We were reminded that we must be aware of our intentions and where our compass is leading us. We must not only be aware of where we are going and of our actions but what is guiding us as well. We must conduct ourselves not only with the Lasallian core values (recognizing the dignity of every single individual, concern for the poor and social justice, faith, providing a quality education, and providing an inclusive community) but with compassion and love. During one session where the second-year Lasallian Volunteers spoke about the struggles that they encountered at their sites, I saw the good intentions and love that they harbored for what they do at their sites. It resembled an endless and powerful ocean … something that terrifies me due to its power and the uncertainty of what resides within it. As they spoke, the waves from their ocean of good intentions bashed against their sternums like unstoppable waves moving around a stubborn light house. The waves threatened to break through the lone lighthouse of their own limitations and more uncontrollable (systemic) obstacles that stood in its way. And it was beautiful. But I also saw the sorrowful retreat of these powerful waves receding (but by no means defeated) when they realized that the issues they sought to fix were so deeply rooted at its base. And finally, the realization that water wears down stone over time, and one day if there is no one to come to reinforce or repave the stone, it will topple over itself. The water will then run free and get to where it needs to go. There were moments where people mentioned that at times you can feel lost, but if you remember where your intentions are coming from, they will not lead you a stray.

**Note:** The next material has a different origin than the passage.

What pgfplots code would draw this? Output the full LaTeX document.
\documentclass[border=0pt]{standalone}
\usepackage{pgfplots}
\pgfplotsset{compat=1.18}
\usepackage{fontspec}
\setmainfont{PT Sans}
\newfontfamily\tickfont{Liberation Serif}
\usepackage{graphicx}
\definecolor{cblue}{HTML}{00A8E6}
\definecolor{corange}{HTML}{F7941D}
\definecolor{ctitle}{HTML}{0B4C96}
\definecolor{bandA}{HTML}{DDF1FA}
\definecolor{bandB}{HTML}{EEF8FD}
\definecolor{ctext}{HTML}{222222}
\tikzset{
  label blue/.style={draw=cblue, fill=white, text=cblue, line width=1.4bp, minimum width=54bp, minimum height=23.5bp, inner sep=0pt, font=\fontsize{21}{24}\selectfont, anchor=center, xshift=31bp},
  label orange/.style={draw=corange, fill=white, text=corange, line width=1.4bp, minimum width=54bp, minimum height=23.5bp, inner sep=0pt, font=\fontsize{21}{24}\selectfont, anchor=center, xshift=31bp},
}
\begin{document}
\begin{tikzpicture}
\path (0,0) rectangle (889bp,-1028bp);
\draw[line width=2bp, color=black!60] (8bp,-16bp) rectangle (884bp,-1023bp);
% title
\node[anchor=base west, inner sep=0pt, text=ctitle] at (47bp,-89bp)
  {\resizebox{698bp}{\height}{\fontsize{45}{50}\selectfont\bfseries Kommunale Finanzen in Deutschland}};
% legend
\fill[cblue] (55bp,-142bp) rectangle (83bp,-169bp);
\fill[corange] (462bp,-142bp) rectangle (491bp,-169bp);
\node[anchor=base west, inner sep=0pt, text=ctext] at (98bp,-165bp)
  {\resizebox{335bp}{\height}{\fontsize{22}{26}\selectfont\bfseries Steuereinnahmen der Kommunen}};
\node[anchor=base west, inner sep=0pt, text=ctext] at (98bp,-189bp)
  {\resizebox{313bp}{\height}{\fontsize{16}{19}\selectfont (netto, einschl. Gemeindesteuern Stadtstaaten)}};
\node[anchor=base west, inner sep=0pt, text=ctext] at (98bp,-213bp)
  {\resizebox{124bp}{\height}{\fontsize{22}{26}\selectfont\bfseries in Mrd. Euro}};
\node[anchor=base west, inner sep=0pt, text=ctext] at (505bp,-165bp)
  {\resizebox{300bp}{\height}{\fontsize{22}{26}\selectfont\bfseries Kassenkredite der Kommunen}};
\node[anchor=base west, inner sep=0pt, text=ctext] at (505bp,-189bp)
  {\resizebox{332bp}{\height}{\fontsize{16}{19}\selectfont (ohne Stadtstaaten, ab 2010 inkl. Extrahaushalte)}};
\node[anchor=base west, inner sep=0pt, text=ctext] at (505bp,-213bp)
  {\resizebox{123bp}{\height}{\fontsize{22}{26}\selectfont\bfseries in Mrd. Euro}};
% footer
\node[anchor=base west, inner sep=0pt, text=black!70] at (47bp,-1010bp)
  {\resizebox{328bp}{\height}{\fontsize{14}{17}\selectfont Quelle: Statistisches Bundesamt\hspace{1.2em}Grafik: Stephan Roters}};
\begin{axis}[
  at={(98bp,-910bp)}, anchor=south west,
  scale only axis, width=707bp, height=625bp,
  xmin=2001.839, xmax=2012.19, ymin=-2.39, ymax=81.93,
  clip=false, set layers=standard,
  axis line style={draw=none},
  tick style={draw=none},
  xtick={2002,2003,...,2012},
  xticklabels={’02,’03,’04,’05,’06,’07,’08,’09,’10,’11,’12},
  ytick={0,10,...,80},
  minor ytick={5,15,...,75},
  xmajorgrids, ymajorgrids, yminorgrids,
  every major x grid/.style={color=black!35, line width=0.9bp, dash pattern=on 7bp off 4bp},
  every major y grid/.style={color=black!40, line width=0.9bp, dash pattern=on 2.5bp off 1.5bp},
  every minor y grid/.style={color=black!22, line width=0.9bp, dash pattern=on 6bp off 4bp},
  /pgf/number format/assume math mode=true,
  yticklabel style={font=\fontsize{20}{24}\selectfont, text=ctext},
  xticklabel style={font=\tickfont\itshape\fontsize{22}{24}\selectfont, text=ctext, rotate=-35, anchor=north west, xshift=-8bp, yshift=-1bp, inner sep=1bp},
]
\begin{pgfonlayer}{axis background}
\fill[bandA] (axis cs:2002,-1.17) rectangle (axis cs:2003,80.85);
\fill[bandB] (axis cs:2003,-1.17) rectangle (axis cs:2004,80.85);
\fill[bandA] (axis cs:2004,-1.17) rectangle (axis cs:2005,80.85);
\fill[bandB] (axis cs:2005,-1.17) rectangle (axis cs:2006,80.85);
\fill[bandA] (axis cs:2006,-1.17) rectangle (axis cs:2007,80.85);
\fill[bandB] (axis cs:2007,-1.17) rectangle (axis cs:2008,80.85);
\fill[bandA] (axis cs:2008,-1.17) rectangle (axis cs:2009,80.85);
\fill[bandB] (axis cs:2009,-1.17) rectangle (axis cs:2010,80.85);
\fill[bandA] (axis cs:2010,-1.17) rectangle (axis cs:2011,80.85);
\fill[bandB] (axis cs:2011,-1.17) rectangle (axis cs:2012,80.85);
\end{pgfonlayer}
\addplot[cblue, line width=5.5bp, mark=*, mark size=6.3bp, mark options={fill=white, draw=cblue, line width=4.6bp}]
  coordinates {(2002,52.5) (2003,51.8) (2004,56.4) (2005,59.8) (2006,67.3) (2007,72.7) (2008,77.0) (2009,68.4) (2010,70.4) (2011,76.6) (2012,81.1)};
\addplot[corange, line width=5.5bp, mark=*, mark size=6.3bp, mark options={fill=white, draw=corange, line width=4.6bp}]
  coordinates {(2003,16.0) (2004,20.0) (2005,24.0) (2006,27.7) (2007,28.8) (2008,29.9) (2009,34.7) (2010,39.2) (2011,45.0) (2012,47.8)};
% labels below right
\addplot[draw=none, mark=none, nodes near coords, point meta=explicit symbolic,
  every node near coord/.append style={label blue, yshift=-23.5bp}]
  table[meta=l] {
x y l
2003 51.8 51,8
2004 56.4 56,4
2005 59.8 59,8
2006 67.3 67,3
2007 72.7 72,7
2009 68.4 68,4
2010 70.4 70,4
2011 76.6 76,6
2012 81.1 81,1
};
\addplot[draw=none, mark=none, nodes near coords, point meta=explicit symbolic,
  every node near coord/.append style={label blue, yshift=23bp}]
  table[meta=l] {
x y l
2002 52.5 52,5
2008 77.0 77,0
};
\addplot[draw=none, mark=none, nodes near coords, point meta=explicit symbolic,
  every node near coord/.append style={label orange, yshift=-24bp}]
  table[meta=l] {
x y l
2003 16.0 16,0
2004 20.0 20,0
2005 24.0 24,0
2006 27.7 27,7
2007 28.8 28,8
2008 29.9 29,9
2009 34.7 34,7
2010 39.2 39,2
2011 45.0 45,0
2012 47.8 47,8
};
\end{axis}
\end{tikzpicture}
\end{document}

Lastly, you must, above all else, be brave and love. It’s all about love. You must be brave, but this does not mean that you can’t be scared. Everyone fears something, but you must have the courage to push that aside and do what you can for the good of others. But you must be brave to love, whether it is a person, a place, an ideology, or something else entirely. The amount of love and support that my cohort and I had for one another was surreal at times. With that amount of love, you feel like you can do anything with a little bit of time. We had an overabundance of love at Kitson, from the staff, presenters, Brothers and our fellow cohort members. During my time at Kitson, there was not one moment where I felt alone or unsupported. Why? Because of the love that we all had for each other. I have no doubt that the people my cohort will serve will feel that way as well. It all boils down to love. We all have a whole lot of love to give, for our faith and for service and community. The flame that we hold for those things is inextinguishable and forever replenished by our innate drive to do what we can, for who we can, for as long as we can. Though we may not truly save the whole world at the end of the day, when we go out to our service sites and give even a fraction of the love that I felt during Kitson to those we serve, it will be more than enough.

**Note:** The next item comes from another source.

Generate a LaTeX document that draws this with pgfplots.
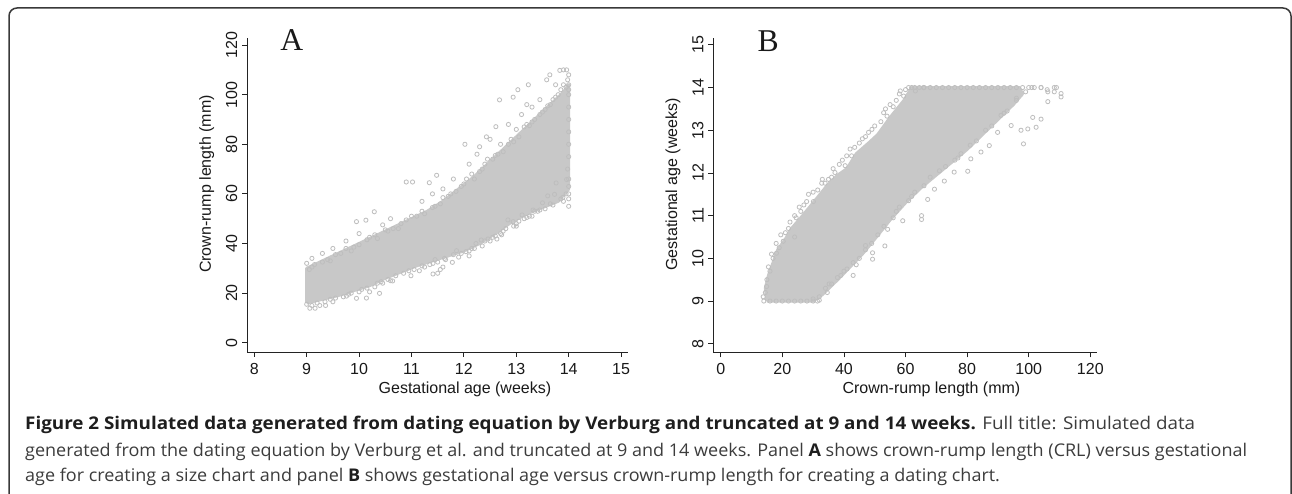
\documentclass[border=0pt]{standalone}
\usepackage{fontspec}
\setmainfont{Liberation Sans}
\newfontfamily\capfont{Open Sans}
\newfontfamily\panelfont{Liberation Serif}
\usepackage{graphicx}
\usepackage{pgfplots}
\pgfplotsset{compat=1.18}
\definecolor{dots}{RGB}{190,190,190}
\definecolor{core}{RGB}{200,200,200}
\definecolor{axc}{RGB}{35,35,35}
\definecolor{capc}{RGB}{60,60,60}
\definecolor{capb}{RGB}{30,30,30}
\newlength\capw
\newcommand\fitline[2]{\settowidth\capw{#2}\pgfmathsetmacro\sx{#1/\capw}\scalebox{\sx}[1]{#2}}

\pgfplotsset{
  stataaxis/.style={
    anchor=south west, scale only axis,
    axis lines*=left,
    axis line style={axc, line width=0.9pt},
    tick style={axc, line width=0.8pt},
    tick align=outside, major tick length=5pt,
    /pgf/number format/assume math mode=true,
    tick label style={font=\fontsize{16}{19}\selectfont, text=black!90},
    label style={font=\fontsize{16}{19}\selectfont, text=black!90},
    xticklabel style={inner sep=0pt, anchor=north, yshift=-6pt},
    yticklabel style={xshift=-4.5pt, rotate=90, anchor=south, inner sep=0pt},
    clip=false,
  },
  coreplot/.style={fill=core, draw=core, line width=3pt, line join=round},
  dotplot/.style={only marks, mark=o, mark size=2.1pt, mark options={draw=dots, line width=0.8pt}},
}

\begin{document}
\begin{tikzpicture}[x=1pt,y=1pt]
\path[use as bounding box, fill=white] (0,0) rectangle (1292,494);
\draw[line width=1.5pt, color=axc!90, rounded corners=8pt] (9,-30) -- (9,486) -- (1291,486) -- (1291,-30);

% ---------------- Panel A ----------------
\begin{axis}[stataaxis,
  at={(247pt,142pt)}, width=381pt, height=314pt,
  xmin=7.861, xmax=15.132, ymin=-3.75, ymax=122.86,
  xtick={8,9,...,15}, ytick={0,20,...,120},
  xlabel={Gestational age (weeks)}, ylabel={Crown-rump length (mm)},
  xlabel style={at={(axis description cs:0.572,-0.118)}, anchor=center},
  ylabel style={at={(axis description cs:-0.1058,0.535)}, anchor=center},
]
\addplot[coreplot] coordinates {
(9.0,16) (9.0,30) (9.2,32) (9.5,35) (9.8,38) (10.1,41) (10.4,44) (10.7,47) (11.0,50) (11.3,53)
(11.6,57) (11.9,62) (12.2,67) (12.5,73) (12.8,79) (13.1,85) (13.4,91) (13.7,97) (13.9,101) (14.0,104)
(14.0,62) (13.8,57) (13.5,54.5) (13.2,52) (12.9,48.5) (12.6,44) (12.3,40) (12.0,37) (11.7,35) (11.4,33)
(11.1,31) (10.8,28.5) (10.5,26) (10.2,23) (9.9,21) (9.6,19) (9.3,17.5) (9.0,16)
};
\addplot[dotplot] coordinates {
(10.29,52.8) (9.95,48.8) (10.13,49.4) (10.9,64.8) (11.02,64.8) (11.34,64.5) (11.48,67.5) (12.02,80)
(12.43,83) (12.61,87.1) (12.68,97.9) (12.94,99) (13.03,102) (13.23,104) (13.58,106) (13.64,108)
(13.83,109.8) (13.9,110) (13.96,110) (14.0,108) (14.0,104) (14.0,100) (13.75,104) (13.45,98)
(13.3,95) (13.1,92) (12.85,88) (12.5,82) (12.25,76) (12.1,72) (11.8,66) (11.6,62) (11.2,57)
(10.6,50) (10.45,47.5) (9.75,41) (9.5,38) (9.3,36) (9.1,34) (9.0,32) (10.0,44) (11.4,60) (12.3,79) (13.2,96)
(9.06,13.9) (9.16,13.9) (9.36,15) (9.76,18.8) (9.95,17.9) (10.14,18) (10.39,19.9) (10.42,24.6)
(10.64,24.9) (10.99,27) (11.15,29) (11.41,27.7) (11.41,32) (11.63,34) (11.78,32.4) (11.86,37.1)
(12.04,36.7) (12.23,40) (12.33,41.4) (12.46,41.8) (12.63,41.8) (12.72,43.5) (12.84,49.5) (12.94,48.8)
(13.11,51.5) (13.32,53.5) (13.41,53) (13.5,56.4) (13.6,59.2) (13.73,59.8) (13.89,58.6) (13.96,65.8)
(13.76,64.4) (11.5,28) (11.55,29.5) (11.6,30.5) (10.2,20.5) (9.5,16.5) (9.25,15) (12.1,35) (12.6,43)
(13.0,47) (13.3,51) (14.0,58) (14.0,55)
(9.05,29.5) (9.15,31.5) (9.4,33.5) (9.55,35.5) (9.75,38) (9.9,38.5) (10.15,41.5) (10.3,43.5) (10.55,45)
(10.8,48) (11.0,51) (11.2,53) (11.45,55) (11.6,58.5) (11.75,60) (11.95,63) (12.15,68) (12.3,69)
(12.45,74) (12.65,76) (12.7,80) (12.9,82) (13.0,86) (13.2,88) (13.35,90) (13.5,93) (13.65,96)
(13.8,100) (13.9,104) (13.98,106)
(9.0,15.5) (9.2,16) (9.45,17.5) (9.7,18.5) (9.85,20) (10.05,21.5) (10.3,22.5) (10.6,25) (10.7,27)
(10.95,29) (11.25,30.5) (11.5,32.5) (11.9,34.5) (12.1,37) (12.2,38) (12.5,41) (12.75,45) (13.0,48)
(13.2,50.5) (13.45,53.5) (13.65,56) (13.85,58) (14.0,60)
(9.1,30.5) (9.3,32.5) (9.45,33) (9.65,36) (9.85,37) (10.0,39.5) (10.2,42.5) (10.35,42) (10.5,45.5)
(10.65,46) (10.75,46) (10.9,49.5) (11.1,51) (11.25,52) (11.4,54.5) (11.55,56) (11.7,59) (11.85,61)
(12.0,64) (12.05,66) (12.2,66) (12.35,70) (12.4,72) (12.55,74) (12.6,75.5) (12.75,77) (12.85,80)
(12.95,81) (13.05,83) (13.15,87) (13.25,87.5) (13.3,89) (13.45,92) (13.55,94) (13.6,95.5) (13.7,98)
(13.75,99) (13.85,102) (13.95,103) (14.0,102)
(9.1,15) (9.35,16.5) (9.55,18) (9.8,19.5) (10.0,20.5) (10.15,22) (10.35,24) (10.45,24) (10.55,25.5)
(10.85,28) (11.05,29.5) (11.2,31) (11.35,31.5) (11.45,33.5) (11.65,33.5) (11.8,35.5) (11.95,36)
(12.15,38) (12.35,39) (12.4,41) (12.55,42.5) (12.7,44) (12.8,46) (12.95,47) (13.05,49) (13.15,50)
(13.25,51) (13.35,53) (13.55,54) (13.7,55.5) (13.9,57) (13.95,60) (14.0,63) (14.0,66) (13.98,70)
(14.0,75) (14.0,80) (14.0,85) (14.0,90) (14.0,95)
};
\end{axis}

% ---------------- Panel B ----------------
\begin{axis}[stataaxis,
  at={(713.3pt,141.7pt)}, width=384pt, height=314pt,
  xmin=-2.40, xmax=122.27, ymin=7.80, ymax=15.153,
  xtick={0,20,...,120}, ytick={8,9,...,15},
  xlabel={Crown-rump length (mm)}, ylabel={Gestational age (weeks)},
  xlabel style={at={(axis description cs:0.568,-0.118)}, anchor=center},
  ylabel style={at={(axis description cs:-0.105,0.535)}, anchor=center},
]
\addplot[coreplot] coordinates {
(15,9.0) (14.5,9.3) (15.5,9.6) (17,9.9) (18.5,10.2) (21,10.45) (23,10.7) (26,10.95) (30,11.3)
(34.5,11.7) (38,11.95) (41,12.1) (44,12.45) (48,12.7) (51,12.9) (55,13.3) (59.5,13.7) (62,14.0)
(97,14.0) (98,13.85) (95,13.6) (90,13.25) (85,12.9) (80,12.55) (75,12.25) (70,11.95) (65,11.65)
(60,11.3) (55,10.9) (50,10.45) (46,10.1) (42,9.8) (38,9.5) (33,9.15) (30,9.0) (15,9.0)
};
\addplot[dotplot] coordinates {
(13.8,9.1) (14.9,9.34) (18.1,10.12) (20.3,10.4) (27.9,11.33) (30.1,11.33) (32.8,11.76) (33.9,11.76)
(37.1,12.01) (40.4,12.17) (42,12.56) (40.9,12.4) (49.1,13.02) (52.9,13.41) (54,13.33) (58.3,13.92)
(59.4,13.8) (63.2,13.92) (65.9,14.0) (16,9.7) (17,10.0) (22,10.7) (24.5,10.95) (26,11.1) (36,11.9)
(45,12.7) (47,12.85) (56,13.55) (61,14.0) (24,10.5) (19,10.25)
(31.4,9.0) (34.6,9.2) (35.2,9.4) (37.9,9.55) (49.3,9.98) (49.3,10.13) (53.3,10.29) (54.2,10.68)
(59.1,10.88) (65.2,11.0) (65.2,10.91) (67.2,11.38) (69.4,11.62) (72.6,11.81) (75.8,12.02) (80.2,12.04)
(81.2,12.33) (84.5,12.49) (87.2,12.64) (89.9,12.95) (94.3,13.11) (98.3,12.68) (99.7,13.03) (102.4,13.07)
(104,13.26) (101.3,13.3) (97.5,13.0) (106.2,13.67) (108.3,13.9) (110.5,13.86) (110.5,13.78) (106.2,13.9)
(101.8,14.0) (104,14.0) (108.3,14.0) (44,9.85) (47,10.2) (57,11.1) (62,11.45) (77,12.35) (92,13.4)
(96,13.7) (40,9.7) (43,9.6)
(63,14) (66,14) (70,14) (74,14) (78,14) (82,14) (86,14) (90,14) (94,14) (98,14) (101,14) (104,14)
(106,13.95) (109,14) (14,9) (16,9) (18,9) (20,9) (22,9) (24,9) (26,9) (28,9) (30,9) (32,9.02)
(14.5,9.2) (15,9.5) (15.5,9.8) (16.5,10.1) (18,10.35) (19.5,10.55) (21,10.6) (22.5,10.85) (24,11.0)
(25.5,11.2) (27,11.25) (28.5,11.5) (30,11.55) (31.5,11.6) (33,11.85) (35,11.85) (36.5,12.1) (38.5,12.2)
(39.5,12.3) (42.5,12.4) (43.5,12.6) (46,12.8) (48,12.95) (50,13.1) (52,13.2) (53.5,13.5) (55,13.6)
(57,13.7) (58,13.85) (60,13.95)
(30,9.05) (32,9.1) (34,9.3) (36,9.4) (39,9.6) (41,9.75) (43,9.9) (45,10.0) (47,10.3) (49,10.35)
(51,10.55) (53,10.75) (56,10.95) (58,11.2) (61,11.35) (63,11.55) (66,11.7) (68,11.9) (71,12.05)
(73,12.15) (76,12.3) (78,12.45) (81,12.65) (83,12.75) (86,13.0) (88,13.1) (91,13.35) (93,13.45)
(96,13.75) (99,13.9) (100,14.0)
(62,14) (64.5,14) (68,14) (72,14) (76,14) (80,14) (84,14) (88,14) (92,14) (96,14)
};
\end{axis}

% panel letters
\node[font=\panelfont\fontsize{31.7}{32}\selectfont, text=black!90, inner sep=0pt] at (291.7,453.7) {A};
\node[font=\panelfont\fontsize{31.7}{32}\selectfont, text=black!90, inner sep=0pt] at (768.3,453.3) {B};

% caption
\begin{scope}[font=\capfont\fontsize{17.5}{21}\selectfont]
\node[anchor=base west, inner sep=0pt, text=capc] at (25,64.3)
  {\fitline{1170}{{\bfseries\color{capb}Figure 2 Simulated data generated from dating equation by Verburg and truncated at 9 and 14 weeks.} Full title: Simulated data}};
\node[anchor=base west, inner sep=0pt, text=capc] at (25,37.8)
  {\fitline{1222}{generated from the dating equation by Verburg et al. and truncated at 9 and 14 weeks. Panel {\bfseries\color{capb}A} shows crown-rump length (CRL) versus gestational}\global\let\sxtwo\sx};
\node[anchor=base west, inner sep=0pt, text=capc] at (25,12)
  {\scalebox{\sxtwo}[1]{age for creating a size chart and panel {\bfseries\color{capb}B} shows gestational age versus crown-rump length for creating a dating chart.}};
\end{scope}
\end{tikzpicture}
\end{document}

I would like to thank the LV staff, as well as the facilitators, Christian Brothers and Lewis University for organizing and hosting the Kitson Institute. I can honestly say that out of all of the trainings that I have been through (and trust me, I have been through a lot) this has by far been the most valuable. I would not, at all, be as prepared to go and build community and serve others to the best of my ability without Kitson and the experiences that it has provided. From the bottom of my heart, thank you.